3) Benefits administrator in siphons off $42 million from NYC Sandhogs.
Melissa King until recently wasn’t a name that popped up on the union corruption radar screen. It is now. The longtime time benefits administrator for Laborers International Union of North America Local 147, the “Sandhogs” who dig New York City water, sewer and subway tunnels, was charged late in the year with systematically ripping off the employer funded union health plan to the tune of $42 million. Ms. King had very expensive tastes. If indirectly, union members will foot the bill.
2) Upstate New York unions lose hundreds of millions to Madoff feeder funds. Bernard Madoff, now spending what probably will be the rest of his years in federal prison, stole anywhere from $50 billion to $65 billion from investors over the course of two or more decades. As much as $250 million of the missing money came from union benefit plans handled by professionally-managed “feeder” investment brokers.
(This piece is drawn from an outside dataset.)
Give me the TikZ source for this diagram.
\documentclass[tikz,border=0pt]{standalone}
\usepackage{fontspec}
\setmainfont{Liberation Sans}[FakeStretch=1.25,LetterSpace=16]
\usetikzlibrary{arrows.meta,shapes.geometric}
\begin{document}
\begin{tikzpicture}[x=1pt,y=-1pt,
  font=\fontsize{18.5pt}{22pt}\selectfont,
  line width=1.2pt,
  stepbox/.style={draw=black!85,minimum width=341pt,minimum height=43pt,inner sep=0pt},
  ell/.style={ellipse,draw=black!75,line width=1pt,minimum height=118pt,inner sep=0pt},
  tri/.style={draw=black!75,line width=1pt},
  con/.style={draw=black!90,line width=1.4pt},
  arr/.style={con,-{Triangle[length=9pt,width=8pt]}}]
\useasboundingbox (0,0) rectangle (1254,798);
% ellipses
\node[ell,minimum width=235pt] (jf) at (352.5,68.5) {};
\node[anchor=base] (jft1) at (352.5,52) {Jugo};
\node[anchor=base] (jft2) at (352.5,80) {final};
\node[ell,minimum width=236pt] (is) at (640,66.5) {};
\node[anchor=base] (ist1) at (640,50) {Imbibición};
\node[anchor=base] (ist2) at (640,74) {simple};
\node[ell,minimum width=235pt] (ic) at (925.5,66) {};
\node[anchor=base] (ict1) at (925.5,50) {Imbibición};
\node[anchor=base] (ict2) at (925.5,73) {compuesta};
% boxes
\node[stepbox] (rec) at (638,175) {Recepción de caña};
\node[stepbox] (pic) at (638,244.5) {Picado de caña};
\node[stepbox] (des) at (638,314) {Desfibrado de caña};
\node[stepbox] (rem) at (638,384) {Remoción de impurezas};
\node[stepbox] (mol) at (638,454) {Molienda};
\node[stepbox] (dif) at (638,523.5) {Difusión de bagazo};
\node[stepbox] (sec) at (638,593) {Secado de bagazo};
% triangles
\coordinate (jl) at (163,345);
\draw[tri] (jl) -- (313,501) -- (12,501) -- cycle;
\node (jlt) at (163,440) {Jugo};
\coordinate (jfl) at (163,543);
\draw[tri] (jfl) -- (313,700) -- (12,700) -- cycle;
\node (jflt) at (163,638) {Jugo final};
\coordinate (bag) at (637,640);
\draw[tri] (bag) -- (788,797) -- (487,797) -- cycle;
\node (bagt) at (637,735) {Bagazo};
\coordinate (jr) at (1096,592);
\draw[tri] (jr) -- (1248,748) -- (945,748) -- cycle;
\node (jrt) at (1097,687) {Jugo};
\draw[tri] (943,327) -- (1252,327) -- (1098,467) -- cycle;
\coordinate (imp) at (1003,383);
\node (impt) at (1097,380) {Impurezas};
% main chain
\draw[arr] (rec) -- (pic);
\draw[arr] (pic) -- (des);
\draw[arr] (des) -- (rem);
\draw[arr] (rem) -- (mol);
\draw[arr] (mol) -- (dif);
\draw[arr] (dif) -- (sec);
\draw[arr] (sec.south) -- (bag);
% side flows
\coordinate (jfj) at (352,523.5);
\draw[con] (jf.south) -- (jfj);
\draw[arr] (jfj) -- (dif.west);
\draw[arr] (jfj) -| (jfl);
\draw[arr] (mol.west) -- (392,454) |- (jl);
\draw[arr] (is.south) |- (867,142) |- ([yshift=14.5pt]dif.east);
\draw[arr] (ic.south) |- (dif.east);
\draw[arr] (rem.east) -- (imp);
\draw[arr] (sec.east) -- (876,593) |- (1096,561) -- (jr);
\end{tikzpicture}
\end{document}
It may take years for the unions to get their money back – assuming they get it back. Fiduciaries appear less concerned with safety and soundness than with making a killing. If anyone dies young, it will be rank and file.
1) Obama Treasury Department arranges union stake in GM, Chrysler. This past spring, the Obama administration, acting through the Treasury Department, managed to pull off a coup unprecedented in American industry, forcing troubled General Motors and Chrysler into bankruptcy and swinging a deal granting the United Auto Workers respective 17.5 percent and 55 percent stakes in GM and Chrysler. Barack Obama during the 2008 campaign spoke of the need to form new partnerships. Organized labor, like it or not, is a lead partner.
(Dis)honorable mention. Atlanta federal jury rules that Carpenters regional union engaged in illegal secondary boycott; Richard Trumka, a man with a past, takes over as AFL-CIO president and vows new era of aggressive organizing; Chicago local police sergeants union president charged with stealing at least $600,000 and possibly $1 million; unsealed grand jury transcripts show supporters of late Teamster President Jimmy Hoffa plotted to kill federal agents in Nashville in 1962; scheme by former officials of Amalgamated Transit Union Local 1181 in Queens, N.Y. results in guilty pleas; Locomotive Engineers national chieftain steps down following arrest for accepting bribes from lawyer; New York City Carpenters District President Michael Forde, several others indicted for racketeering; Brooklyn, N.Y. contractor Constantine Vafias, local Elevator Constructors and Operating Engineers members sentenced in federal court for massive kickbacks and money-laundering related to construction scams; AFSCME puts Local 2054 in New York City under trusteeship following losses of more than $1 million on bad investments and profligate spending; St. Louis-area Machinists official rips off $341,000 from union pension accounts; New Jersey Carpenters regional business agent with taste for strip joints indicted for embezzlement.